**SHORT EXERCISE**:
Restate each of the lines given below, word for word.
::::
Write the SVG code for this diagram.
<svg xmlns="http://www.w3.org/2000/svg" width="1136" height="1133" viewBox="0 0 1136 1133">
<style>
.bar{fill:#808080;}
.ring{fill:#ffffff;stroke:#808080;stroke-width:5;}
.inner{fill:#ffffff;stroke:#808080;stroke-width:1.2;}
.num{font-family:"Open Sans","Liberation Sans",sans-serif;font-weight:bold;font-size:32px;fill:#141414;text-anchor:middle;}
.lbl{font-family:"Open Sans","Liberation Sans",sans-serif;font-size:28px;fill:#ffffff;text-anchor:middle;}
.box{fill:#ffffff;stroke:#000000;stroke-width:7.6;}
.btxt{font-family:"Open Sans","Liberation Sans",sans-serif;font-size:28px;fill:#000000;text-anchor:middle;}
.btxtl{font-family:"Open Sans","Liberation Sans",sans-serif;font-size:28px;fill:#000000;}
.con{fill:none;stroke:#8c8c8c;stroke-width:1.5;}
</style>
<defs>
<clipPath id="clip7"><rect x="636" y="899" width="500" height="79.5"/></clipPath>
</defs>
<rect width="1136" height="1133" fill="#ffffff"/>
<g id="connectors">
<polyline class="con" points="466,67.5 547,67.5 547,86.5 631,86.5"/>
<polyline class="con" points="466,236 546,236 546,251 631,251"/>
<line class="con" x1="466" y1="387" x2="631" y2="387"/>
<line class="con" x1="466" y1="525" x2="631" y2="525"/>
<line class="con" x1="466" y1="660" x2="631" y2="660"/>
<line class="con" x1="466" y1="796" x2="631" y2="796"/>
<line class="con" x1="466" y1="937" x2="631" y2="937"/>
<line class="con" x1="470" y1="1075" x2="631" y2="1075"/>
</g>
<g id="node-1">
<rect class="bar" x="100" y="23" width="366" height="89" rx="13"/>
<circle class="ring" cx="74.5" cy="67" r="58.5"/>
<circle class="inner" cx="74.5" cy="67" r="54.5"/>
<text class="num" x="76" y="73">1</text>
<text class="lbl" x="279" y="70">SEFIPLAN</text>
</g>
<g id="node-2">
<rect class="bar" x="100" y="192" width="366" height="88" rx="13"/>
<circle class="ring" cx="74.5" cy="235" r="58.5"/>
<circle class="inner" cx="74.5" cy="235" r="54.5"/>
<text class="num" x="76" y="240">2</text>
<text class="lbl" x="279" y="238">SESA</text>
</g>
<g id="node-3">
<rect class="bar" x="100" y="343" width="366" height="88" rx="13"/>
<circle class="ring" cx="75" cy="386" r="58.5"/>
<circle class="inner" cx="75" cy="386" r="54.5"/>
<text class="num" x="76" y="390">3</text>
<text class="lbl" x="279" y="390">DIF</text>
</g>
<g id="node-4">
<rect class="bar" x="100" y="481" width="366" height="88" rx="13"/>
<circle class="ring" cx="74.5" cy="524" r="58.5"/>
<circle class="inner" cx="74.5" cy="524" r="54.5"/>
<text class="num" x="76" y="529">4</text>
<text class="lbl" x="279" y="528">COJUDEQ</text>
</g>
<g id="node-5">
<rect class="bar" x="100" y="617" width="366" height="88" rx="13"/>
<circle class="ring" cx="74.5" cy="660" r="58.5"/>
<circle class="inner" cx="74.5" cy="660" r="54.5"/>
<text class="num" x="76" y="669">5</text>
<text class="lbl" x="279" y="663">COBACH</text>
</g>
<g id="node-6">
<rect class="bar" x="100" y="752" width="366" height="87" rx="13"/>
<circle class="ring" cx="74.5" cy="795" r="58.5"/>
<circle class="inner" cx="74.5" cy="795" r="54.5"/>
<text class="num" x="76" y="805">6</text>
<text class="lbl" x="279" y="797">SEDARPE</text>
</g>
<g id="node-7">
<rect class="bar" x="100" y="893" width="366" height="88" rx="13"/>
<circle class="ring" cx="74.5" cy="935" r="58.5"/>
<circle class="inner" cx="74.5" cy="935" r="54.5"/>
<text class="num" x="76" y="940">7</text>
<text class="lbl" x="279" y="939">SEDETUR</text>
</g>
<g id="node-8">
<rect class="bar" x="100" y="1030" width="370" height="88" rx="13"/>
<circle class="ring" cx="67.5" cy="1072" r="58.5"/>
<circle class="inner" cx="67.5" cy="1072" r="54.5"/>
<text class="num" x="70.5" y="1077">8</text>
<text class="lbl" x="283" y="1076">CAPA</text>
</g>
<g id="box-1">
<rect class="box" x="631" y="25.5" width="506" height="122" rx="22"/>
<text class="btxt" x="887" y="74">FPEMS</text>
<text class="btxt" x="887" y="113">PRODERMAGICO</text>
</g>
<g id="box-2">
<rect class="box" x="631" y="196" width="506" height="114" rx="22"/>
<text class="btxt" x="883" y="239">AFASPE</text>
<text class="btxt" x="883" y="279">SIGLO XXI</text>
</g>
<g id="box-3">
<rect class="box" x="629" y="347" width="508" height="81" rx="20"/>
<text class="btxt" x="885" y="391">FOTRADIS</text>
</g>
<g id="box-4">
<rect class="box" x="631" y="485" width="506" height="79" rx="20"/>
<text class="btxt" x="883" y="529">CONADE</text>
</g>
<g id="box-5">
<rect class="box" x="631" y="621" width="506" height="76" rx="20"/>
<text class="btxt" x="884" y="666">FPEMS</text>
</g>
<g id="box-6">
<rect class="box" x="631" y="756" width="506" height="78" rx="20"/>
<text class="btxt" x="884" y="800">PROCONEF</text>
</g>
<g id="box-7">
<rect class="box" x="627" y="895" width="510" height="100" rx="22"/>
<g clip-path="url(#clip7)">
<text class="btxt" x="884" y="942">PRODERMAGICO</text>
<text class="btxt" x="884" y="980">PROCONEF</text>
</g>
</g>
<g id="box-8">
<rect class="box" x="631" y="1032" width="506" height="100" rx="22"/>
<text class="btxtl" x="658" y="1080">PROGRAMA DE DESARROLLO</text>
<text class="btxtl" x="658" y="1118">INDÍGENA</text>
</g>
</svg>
::::
**WRITTEN REPLY**:
Write the SVG code for this diagram.
<svg xmlns="http://www.w3.org/2000/svg" width="1136" height="1133" viewBox="0 0 1136 1133">
<style>
.bar{fill:#808080;}
.ring{fill:#ffffff;stroke:#808080;stroke-width:5;}
.inner{fill:#ffffff;stroke:#808080;stroke-width:1.2;}
.num{font-family:"Open Sans","Liberation Sans",sans-serif;font-weight:bold;font-size:32px;fill:#141414;text-anchor:middle;}
.lbl{font-family:"Open Sans","Liberation Sans",sans-serif;font-size:28px;fill:#ffffff;text-anchor:middle;}
.box{fill:#ffffff;stroke:#000000;stroke-width:7.6;}
.btxt{font-family:"Open Sans","Liberation Sans",sans-serif;font-size:28px;fill:#000000;text-anchor:middle;}
.btxtl{font-family:"Open Sans","Liberation Sans",sans-serif;font-size:28px;fill:#000000;}
.con{fill:none;stroke:#8c8c8c;stroke-width:1.5;}
</style>
<defs>
<clipPath id="clip7"><rect x="636" y="899" width="500" height="79.5"/></clipPath>
</defs>
<rect width="1136" height="1133" fill="#ffffff"/>
<g id="connectors">
<polyline class="con" points="466,67.5 547,67.5 547,86.5 631,86.5"/>
<polyline class="con" points="466,236 546,236 546,251 631,251"/>
<line class="con" x1="466" y1="387" x2="631" y2="387"/>
<line class="con" x1="466" y1="525" x2="631" y2="525"/>
<line class="con" x1="466" y1="660" x2="631" y2="660"/>
<line class="con" x1="466" y1="796" x2="631" y2="796"/>
<line class="con" x1="466" y1="937" x2="631" y2="937"/>
<line class="con" x1="470" y1="1075" x2="631" y2="1075"/>
</g>
<g id="node-1">
<rect class="bar" x="100" y="23" width="366" height="89" rx="13"/>
<circle class="ring" cx="74.5" cy="67" r="58.5"/>
<circle class="inner" cx="74.5" cy="67" r="54.5"/>
<text class="num" x="76" y="73">1</text>
<text class="lbl" x="279" y="70">SEFIPLAN</text>
</g>
<g id="node-2">
<rect class="bar" x="100" y="192" width="366" height="88" rx="13"/>
<circle class="ring" cx="74.5" cy="235" r="58.5"/>
<circle class="inner" cx="74.5" cy="235" r="54.5"/>
<text class="num" x="76" y="240">2</text>
<text class="lbl" x="279" y="238">SESA</text>
</g>
<g id="node-3">
<rect class="bar" x="100" y="343" width="366" height="88" rx="13"/>
<circle class="ring" cx="75" cy="386" r="58.5"/>
<circle class="inner" cx="75" cy="386" r="54.5"/>
<text class="num" x="76" y="390">3</text>
<text class="lbl" x="279" y="390">DIF</text>
</g>
<g id="node-4">
<rect class="bar" x="100" y="481" width="366" height="88" rx="13"/>
<circle class="ring" cx="74.5" cy="524" r="58.5"/>
<circle class="inner" cx="74.5" cy="524" r="54.5"/>
<text class="num" x="76" y="529">4</text>
<text class="lbl" x="279" y="528">COJUDEQ</text>
</g>
<g id="node-5">
<rect class="bar" x="100" y="617" width="366" height="88" rx="13"/>
<circle class="ring" cx="74.5" cy="660" r="58.5"/>
<circle class="inner" cx="74.5" cy="660" r="54.5"/>
<text class="num" x="76" y="669">5</text>
<text class="lbl" x="279" y="663">COBACH</text>
</g>
<g id="node-6">
<rect class="bar" x="100" y="752" width="366" height="87" rx="13"/>
<circle class="ring" cx="74.5" cy="795" r="58.5"/>
<circle class="inner" cx="74.5" cy="795" r="54.5"/>
<text class="num" x="76" y="805">6</text>
<text class="lbl" x="279" y="797">SEDARPE</text>
</g>
<g id="node-7">
<rect class="bar" x="100" y="893" width="366" height="88" rx="13"/>
<circle class="ring" cx="74.5" cy="935" r="58.5"/>
<circle class="inner" cx="74.5" cy="935" r="54.5"/>
<text class="num" x="76" y="940">7</text>
<text class="lbl" x="279" y="939">SEDETUR</text>
</g>
<g id="node-8">
<rect class="bar" x="100" y="1030" width="370" height="88" rx="13"/>
<circle class="ring" cx="67.5" cy="1072" r="58.5"/>
<circle class="inner" cx="67.5" cy="1072" r="54.5"/>
<text class="num" x="70.5" y="1077">8</text>
<text class="lbl" x="283" y="1076">CAPA</text>
</g>
<g id="box-1">
<rect class="box" x="631" y="25.5" width="506" height="122" rx="22"/>
<text class="btxt" x="887" y="74">FPEMS</text>
<text class="btxt" x="887" y="113">PRODERMAGICO</text>
</g>
<g id="box-2">
<rect class="box" x="631" y="196" width="506" height="114" rx="22"/>
<text class="btxt" x="883" y="239">AFASPE</text>
<text class="btxt" x="883" y="279">SIGLO XXI</text>
</g>
<g id="box-3">
<rect class="box" x="629" y="347" width="508" height="81" rx="20"/>
<text class="btxt" x="885" y="391">FOTRADIS</text>
</g>
<g id="box-4">
<rect class="box" x="631" y="485" width="506" height="79" rx="20"/>
<text class="btxt" x="883" y="529">CONADE</text>
</g>
<g id="box-5">
<rect class="box" x="631" y="621" width="506" height="76" rx="20"/>
<text class="btxt" x="884" y="666">FPEMS</text>
</g>
<g id="box-6">
<rect class="box" x="631" y="756" width="506" height="78" rx="20"/>
<text class="btxt" x="884" y="800">PROCONEF</text>
</g>
<g id="box-7">
<rect class="box" x="627" y="895" width="510" height="100" rx="22"/>
<g clip-path="url(#clip7)">
<text class="btxt" x="884" y="942">PRODERMAGICO</text>
<text class="btxt" x="884" y="980">PROCONEF</text>
</g>
</g>
<g id="box-8">
<rect class="box" x="631" y="1032" width="506" height="100" rx="22"/>
<text class="btxtl" x="658" y="1080">PROGRAMA DE DESARROLLO</text>
<text class="btxtl" x="658" y="1118">INDÍGENA</text>
</g>
</svg>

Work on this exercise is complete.